Thursday 19 February 2009

Signing on is killing me

I was there early for my nine am appointment with advisor number seven and dutifully joined the queue on the disabled access ramp, waiting for them to open. A similar experience, I should imagine, to joining the queue for the porn shop. Lots of men in shabby coats shuffling anxiously, looking down hoping not to be noticed, the odd hard-nosed weather beaten lady and the surprising cute chick who really doesn’t look like she should be there.

I’m here to find a job, the ‘job-seekers allowance’ as it’s now called – more famously the dole – is but an inconvenient truth to my situation. I’m not here to bludgeon off the state, I’m here to find work. As long as I keep telling myself that I can hold my chin up high in this line, high enough to check out the cute chick.

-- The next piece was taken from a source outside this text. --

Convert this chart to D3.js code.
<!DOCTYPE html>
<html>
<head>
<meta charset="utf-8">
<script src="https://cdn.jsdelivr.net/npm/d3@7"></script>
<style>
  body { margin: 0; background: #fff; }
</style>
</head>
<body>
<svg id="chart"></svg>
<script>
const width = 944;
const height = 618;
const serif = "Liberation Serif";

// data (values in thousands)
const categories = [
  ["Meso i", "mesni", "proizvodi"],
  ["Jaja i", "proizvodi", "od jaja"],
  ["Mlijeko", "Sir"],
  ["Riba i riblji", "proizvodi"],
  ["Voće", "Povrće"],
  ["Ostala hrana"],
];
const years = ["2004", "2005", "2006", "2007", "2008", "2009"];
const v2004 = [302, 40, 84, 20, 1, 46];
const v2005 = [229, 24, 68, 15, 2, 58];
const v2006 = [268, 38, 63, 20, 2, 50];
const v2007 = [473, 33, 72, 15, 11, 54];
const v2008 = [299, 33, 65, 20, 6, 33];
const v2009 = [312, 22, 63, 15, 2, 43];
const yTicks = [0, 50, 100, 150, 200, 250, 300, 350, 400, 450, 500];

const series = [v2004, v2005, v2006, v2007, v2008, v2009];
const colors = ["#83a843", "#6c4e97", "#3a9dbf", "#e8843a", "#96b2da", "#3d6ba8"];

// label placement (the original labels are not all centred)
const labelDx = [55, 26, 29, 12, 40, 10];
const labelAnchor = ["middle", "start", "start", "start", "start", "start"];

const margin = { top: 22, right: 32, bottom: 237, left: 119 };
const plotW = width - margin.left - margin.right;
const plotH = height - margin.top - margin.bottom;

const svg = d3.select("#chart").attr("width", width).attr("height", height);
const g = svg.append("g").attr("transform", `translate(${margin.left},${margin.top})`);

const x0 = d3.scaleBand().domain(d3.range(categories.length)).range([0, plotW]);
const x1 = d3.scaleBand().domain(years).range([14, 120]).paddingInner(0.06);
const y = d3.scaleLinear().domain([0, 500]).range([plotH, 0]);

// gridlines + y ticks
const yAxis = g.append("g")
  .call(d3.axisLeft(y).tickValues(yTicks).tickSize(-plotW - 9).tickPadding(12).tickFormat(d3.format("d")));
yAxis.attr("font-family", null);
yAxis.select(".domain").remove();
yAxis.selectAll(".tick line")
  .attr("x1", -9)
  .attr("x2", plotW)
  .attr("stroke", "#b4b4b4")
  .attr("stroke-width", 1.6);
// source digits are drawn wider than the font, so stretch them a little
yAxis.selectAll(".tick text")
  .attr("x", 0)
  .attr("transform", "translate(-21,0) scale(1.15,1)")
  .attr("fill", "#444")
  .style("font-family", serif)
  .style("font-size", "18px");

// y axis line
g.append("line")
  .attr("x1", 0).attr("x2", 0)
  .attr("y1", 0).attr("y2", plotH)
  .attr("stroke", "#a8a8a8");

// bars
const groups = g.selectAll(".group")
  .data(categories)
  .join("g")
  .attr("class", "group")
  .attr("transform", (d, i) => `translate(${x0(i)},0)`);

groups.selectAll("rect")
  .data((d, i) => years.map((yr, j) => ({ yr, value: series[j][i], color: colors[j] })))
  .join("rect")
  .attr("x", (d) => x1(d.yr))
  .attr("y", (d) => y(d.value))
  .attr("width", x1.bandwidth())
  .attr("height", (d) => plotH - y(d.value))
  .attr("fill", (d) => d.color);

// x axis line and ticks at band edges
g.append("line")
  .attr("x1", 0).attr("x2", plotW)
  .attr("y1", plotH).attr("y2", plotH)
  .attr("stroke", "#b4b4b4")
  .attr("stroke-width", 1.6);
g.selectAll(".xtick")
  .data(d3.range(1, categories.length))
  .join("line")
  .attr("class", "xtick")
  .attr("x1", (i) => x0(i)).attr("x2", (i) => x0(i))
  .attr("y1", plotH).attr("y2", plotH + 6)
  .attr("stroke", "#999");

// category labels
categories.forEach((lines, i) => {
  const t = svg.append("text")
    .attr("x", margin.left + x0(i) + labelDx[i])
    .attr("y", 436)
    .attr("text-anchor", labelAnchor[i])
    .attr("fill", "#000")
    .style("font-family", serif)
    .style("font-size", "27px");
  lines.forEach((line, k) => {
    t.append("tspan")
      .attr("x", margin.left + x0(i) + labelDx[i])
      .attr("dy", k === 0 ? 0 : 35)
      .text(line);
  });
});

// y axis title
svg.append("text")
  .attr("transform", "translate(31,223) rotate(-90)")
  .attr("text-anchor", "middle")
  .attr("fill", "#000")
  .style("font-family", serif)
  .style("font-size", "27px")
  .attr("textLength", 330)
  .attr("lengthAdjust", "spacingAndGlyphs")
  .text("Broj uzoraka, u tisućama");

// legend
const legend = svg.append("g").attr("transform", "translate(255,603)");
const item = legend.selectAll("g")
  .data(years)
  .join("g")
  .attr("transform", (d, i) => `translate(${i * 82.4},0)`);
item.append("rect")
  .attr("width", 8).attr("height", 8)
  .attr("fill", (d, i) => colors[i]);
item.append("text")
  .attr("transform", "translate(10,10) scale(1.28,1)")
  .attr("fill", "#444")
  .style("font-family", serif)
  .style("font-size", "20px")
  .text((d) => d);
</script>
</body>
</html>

I won’t go through the boring details of the process, the complaints about finally seeing someone at 9.30 because, let’s face it, where else do I have to be. A recent text I sent to a friend read, “Dole. No plans”, simple, straightforward and crushingly true. My reflections on the process, as I type this, is that at no point did advisor number seven provide me with any hope that my situation would change, that a job was waiting around the corner for me. Rather there was a mutual understanding that I was doing all I could to get a job, she couldn’t think of any other areas I should try, and worst of all that my future was in the hands of fait.

The only completely stupid form I had to fill in was a residency form. Now I can understand why this needs to be filled in by non-UK citizens coming from abroad. It makes sense. But given that I have a UK passport, should I really have to fill this in just because I was away for the year? How many times can you write, “Because I was born in the UK 35 years ago,” or “I didn’t bring any possessions back with me because all my possessions are here. I live here. I own a property here.”?

So what do I get, apart from an untimely sense of the sword of Damocles and a reliance on a supreme being in whom I do not believe? I get a passport to helping me pay the mortgage through the local authority. I get £60 a week – not to be sniffed at, until you realise it costs £6 to make a return trip into London, £1.20 for a loaf of seeded bread (I’m saving the NHS money in the long run by eating seeds) and that as soon as I move back in I’ll have to pay, gas, electricity, internet and contents insurance. Well that’s the £60 gone, now for the mortgage and eating. Bugger.

Can signing on actually bring you down, destroy your self confidence and ultimately impact negatively on solving the problem – unlikely. For as I said in the beginning, I’m only here to help me find a job. So back to the websites and the newspapers with their false jobs created by agencies and their endless links to application forms even Superman would have trouble with.